◆ **Objective**:
Retype the opening lines of the data exactly, stopping after the line that contains "from matplotlib.font_manager import". Skip every picture.

(Records with drawing code)
# # # # #

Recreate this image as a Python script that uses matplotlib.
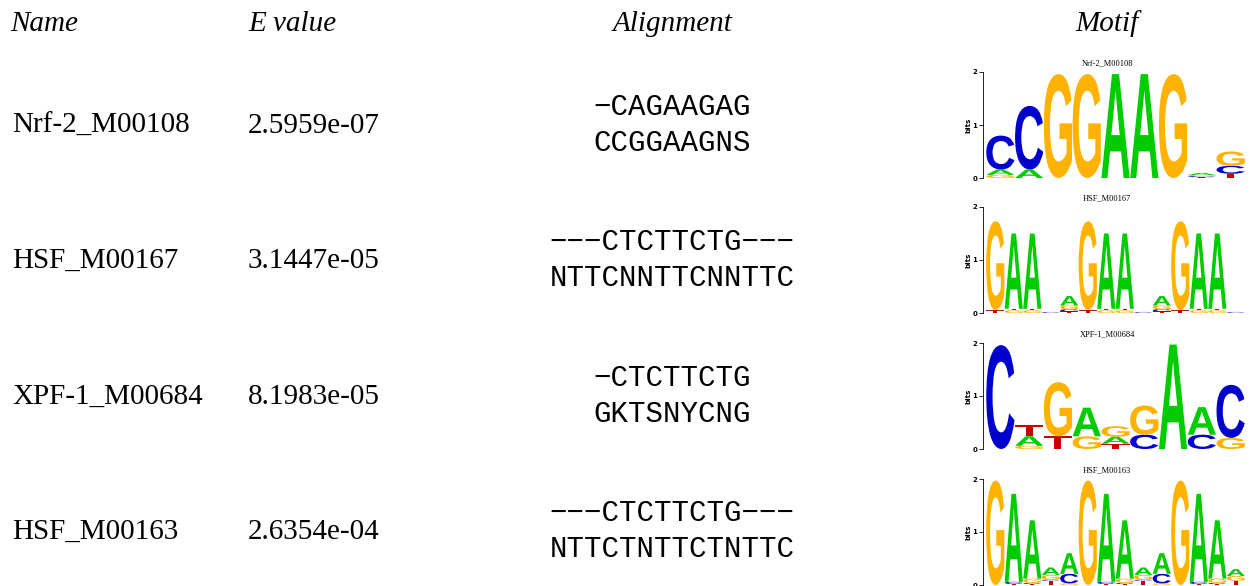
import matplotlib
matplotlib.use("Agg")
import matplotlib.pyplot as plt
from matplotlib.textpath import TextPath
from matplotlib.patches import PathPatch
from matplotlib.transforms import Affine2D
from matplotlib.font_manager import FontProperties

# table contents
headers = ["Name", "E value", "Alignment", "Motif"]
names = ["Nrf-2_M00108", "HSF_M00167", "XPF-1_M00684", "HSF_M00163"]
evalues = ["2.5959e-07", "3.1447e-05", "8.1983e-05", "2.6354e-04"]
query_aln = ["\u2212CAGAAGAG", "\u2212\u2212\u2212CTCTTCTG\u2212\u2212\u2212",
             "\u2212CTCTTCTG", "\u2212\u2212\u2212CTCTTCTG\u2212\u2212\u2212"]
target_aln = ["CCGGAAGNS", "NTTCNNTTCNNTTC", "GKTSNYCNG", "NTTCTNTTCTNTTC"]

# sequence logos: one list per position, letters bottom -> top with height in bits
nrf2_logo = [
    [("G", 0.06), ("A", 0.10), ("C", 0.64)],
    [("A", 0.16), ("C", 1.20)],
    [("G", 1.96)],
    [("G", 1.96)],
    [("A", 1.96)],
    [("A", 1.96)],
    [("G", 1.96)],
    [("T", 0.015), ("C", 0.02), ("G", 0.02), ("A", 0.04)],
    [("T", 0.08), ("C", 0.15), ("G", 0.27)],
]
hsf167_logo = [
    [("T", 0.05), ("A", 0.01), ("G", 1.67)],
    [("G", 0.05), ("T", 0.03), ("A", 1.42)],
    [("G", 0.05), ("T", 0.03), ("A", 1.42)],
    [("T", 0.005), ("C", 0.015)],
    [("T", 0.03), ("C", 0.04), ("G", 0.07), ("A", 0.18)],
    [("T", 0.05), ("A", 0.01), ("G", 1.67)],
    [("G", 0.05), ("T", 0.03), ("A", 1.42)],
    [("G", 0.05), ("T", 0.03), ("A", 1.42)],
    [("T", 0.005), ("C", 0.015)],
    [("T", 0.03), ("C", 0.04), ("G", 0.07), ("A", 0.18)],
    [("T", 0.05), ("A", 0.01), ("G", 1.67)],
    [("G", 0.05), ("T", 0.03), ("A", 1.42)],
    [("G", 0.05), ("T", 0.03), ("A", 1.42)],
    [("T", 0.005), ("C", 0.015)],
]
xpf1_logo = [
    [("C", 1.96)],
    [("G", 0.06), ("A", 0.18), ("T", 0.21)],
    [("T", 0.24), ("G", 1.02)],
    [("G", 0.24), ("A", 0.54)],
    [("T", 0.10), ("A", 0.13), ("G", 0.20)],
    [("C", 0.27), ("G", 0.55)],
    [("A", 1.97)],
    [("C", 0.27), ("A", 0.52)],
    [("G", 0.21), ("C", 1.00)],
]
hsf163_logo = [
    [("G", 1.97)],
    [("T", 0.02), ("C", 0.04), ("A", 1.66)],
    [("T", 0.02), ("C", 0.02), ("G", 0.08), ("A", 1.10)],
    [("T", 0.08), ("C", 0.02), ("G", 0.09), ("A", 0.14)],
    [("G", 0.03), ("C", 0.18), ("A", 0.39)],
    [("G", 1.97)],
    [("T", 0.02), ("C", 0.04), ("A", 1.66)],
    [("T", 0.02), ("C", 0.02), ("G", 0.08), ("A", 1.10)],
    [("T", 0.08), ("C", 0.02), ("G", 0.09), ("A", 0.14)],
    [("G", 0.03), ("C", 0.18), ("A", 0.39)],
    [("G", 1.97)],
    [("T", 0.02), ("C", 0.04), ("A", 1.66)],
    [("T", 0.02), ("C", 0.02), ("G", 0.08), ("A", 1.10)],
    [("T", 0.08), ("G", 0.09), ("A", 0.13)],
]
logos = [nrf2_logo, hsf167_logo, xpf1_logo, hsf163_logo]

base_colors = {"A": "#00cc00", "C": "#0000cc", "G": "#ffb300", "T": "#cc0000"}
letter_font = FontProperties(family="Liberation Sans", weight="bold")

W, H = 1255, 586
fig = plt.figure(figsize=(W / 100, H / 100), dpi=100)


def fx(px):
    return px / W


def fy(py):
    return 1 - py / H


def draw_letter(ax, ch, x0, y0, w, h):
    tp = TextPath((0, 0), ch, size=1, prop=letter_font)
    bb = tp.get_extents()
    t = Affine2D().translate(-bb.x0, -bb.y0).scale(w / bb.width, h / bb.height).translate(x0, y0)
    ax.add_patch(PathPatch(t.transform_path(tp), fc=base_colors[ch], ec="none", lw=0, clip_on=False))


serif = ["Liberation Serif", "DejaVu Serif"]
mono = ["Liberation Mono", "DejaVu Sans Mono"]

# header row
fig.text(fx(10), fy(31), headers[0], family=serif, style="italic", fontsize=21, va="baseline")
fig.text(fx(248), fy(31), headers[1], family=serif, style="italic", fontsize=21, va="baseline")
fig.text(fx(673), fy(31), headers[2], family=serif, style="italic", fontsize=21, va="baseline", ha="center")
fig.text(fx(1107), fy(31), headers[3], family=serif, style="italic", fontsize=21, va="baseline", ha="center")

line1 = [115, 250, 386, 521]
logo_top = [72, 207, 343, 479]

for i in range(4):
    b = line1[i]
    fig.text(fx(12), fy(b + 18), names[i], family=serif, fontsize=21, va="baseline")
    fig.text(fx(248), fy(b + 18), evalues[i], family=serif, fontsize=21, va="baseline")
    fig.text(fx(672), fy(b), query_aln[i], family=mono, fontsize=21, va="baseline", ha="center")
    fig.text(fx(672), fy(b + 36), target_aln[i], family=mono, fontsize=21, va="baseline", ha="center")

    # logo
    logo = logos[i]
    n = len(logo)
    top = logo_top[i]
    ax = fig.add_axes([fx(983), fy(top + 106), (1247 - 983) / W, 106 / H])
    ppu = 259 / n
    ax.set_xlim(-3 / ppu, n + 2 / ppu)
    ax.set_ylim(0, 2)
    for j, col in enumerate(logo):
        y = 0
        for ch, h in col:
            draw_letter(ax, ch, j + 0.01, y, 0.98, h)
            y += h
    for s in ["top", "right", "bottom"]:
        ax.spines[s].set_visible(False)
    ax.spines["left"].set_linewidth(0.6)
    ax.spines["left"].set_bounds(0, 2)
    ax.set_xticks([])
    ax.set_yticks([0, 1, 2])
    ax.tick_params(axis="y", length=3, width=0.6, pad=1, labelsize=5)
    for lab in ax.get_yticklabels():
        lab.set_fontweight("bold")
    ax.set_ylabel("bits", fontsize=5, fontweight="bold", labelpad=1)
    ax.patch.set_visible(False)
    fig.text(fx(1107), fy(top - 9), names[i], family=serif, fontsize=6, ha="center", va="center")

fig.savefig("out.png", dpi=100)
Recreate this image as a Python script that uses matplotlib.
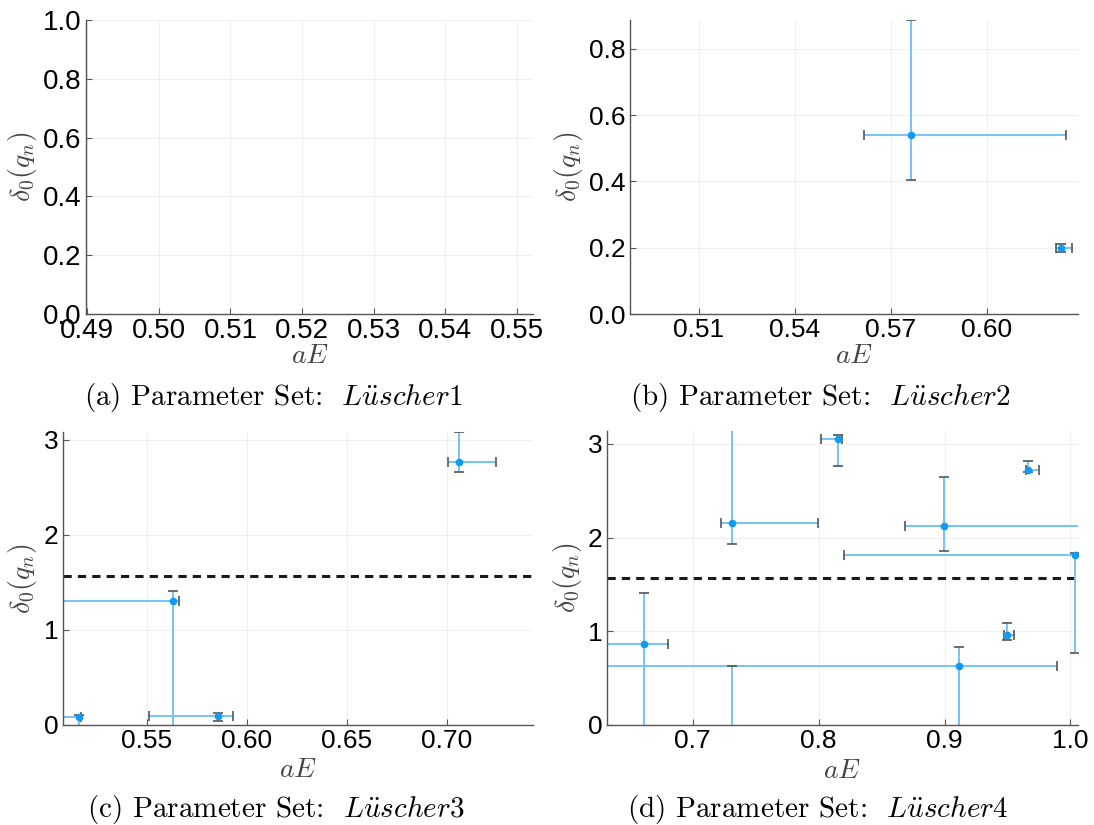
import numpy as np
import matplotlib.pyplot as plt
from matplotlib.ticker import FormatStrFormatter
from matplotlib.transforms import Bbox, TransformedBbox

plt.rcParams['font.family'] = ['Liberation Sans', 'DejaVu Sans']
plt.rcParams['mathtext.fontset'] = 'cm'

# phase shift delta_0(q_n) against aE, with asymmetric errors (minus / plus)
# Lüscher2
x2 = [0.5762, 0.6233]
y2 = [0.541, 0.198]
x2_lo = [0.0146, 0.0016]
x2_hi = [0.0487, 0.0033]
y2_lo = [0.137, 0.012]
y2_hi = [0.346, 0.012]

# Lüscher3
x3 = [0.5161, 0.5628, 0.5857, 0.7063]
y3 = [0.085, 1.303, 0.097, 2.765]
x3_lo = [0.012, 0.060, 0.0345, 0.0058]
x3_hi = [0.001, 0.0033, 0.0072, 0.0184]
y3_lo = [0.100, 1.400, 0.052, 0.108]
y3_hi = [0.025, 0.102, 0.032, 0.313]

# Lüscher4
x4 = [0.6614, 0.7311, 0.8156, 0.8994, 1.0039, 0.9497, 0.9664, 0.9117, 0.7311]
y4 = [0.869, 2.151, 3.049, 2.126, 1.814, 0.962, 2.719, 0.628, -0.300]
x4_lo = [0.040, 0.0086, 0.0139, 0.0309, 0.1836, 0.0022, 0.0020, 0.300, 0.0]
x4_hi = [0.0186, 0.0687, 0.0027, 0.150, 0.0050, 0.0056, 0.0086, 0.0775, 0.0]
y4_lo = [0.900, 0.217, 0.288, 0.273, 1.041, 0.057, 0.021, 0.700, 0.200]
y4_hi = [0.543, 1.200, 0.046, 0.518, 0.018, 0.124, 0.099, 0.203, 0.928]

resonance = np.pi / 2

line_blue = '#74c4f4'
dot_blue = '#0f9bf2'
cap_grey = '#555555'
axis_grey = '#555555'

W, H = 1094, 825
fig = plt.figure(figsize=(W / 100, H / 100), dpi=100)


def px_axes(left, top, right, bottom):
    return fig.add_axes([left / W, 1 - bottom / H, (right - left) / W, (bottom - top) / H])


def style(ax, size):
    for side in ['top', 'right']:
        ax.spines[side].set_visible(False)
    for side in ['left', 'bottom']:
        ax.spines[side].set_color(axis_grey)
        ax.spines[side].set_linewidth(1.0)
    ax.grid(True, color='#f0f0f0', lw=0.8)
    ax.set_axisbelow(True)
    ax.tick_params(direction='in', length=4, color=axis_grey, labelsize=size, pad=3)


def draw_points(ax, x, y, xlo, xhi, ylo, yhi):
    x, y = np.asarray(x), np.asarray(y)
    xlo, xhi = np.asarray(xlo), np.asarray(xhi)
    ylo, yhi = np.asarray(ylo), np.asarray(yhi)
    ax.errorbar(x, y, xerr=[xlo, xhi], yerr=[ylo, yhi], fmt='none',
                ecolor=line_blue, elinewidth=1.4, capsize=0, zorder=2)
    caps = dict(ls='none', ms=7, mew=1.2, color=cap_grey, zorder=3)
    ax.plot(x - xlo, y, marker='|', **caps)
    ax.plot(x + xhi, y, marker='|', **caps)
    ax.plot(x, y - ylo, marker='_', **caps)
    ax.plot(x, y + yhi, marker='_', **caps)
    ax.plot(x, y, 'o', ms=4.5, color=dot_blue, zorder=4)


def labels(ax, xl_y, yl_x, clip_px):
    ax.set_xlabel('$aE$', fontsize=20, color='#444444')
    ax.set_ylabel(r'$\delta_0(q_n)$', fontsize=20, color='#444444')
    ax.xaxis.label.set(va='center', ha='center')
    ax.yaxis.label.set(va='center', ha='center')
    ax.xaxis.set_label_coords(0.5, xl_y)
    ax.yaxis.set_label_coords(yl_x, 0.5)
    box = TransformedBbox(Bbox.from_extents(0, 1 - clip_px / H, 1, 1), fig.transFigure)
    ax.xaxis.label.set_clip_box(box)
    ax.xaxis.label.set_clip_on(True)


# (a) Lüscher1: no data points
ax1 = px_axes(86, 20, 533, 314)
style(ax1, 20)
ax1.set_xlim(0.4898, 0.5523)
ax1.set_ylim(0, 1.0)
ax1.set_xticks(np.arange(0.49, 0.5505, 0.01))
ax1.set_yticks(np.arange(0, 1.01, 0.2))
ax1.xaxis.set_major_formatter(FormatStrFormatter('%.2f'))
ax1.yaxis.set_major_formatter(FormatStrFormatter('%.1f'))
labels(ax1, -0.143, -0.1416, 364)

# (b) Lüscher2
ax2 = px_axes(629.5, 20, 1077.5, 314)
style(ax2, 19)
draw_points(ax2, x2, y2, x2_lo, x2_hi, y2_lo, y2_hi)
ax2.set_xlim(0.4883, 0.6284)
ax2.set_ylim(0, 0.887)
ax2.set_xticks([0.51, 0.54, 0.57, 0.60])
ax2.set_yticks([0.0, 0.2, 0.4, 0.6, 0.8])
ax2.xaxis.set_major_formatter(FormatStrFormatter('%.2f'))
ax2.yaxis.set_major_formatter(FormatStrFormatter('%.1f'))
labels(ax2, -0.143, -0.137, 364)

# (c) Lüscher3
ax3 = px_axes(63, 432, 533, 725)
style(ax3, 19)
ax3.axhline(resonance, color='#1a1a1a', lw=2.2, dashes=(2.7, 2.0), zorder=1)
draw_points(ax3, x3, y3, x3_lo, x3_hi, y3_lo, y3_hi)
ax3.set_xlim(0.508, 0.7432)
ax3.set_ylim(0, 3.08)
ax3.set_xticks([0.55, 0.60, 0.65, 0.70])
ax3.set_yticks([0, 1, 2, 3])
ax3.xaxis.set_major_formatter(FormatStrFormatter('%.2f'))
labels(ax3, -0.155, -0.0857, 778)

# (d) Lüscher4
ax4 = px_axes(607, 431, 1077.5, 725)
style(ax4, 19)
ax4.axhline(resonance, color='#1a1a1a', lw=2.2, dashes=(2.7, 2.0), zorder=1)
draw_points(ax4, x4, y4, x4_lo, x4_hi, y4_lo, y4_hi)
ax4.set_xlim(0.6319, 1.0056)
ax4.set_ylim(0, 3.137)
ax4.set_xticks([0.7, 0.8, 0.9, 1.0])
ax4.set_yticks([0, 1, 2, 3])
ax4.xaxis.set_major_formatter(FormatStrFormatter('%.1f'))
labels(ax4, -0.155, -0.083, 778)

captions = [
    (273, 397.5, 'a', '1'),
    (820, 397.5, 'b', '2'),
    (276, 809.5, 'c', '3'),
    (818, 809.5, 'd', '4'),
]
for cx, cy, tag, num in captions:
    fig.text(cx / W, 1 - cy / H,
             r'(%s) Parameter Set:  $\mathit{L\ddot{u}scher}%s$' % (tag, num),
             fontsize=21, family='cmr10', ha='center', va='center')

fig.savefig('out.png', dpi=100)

# # # # #

◆ **Output**:
Recreate this image as a Python script that uses matplotlib.
import matplotlib
matplotlib.use("Agg")
import matplotlib.pyplot as plt
from matplotlib.textpath import TextPath
from matplotlib.patches import PathPatch
from matplotlib.transforms import Affine2D
from matplotlib.font_manager import FontProperties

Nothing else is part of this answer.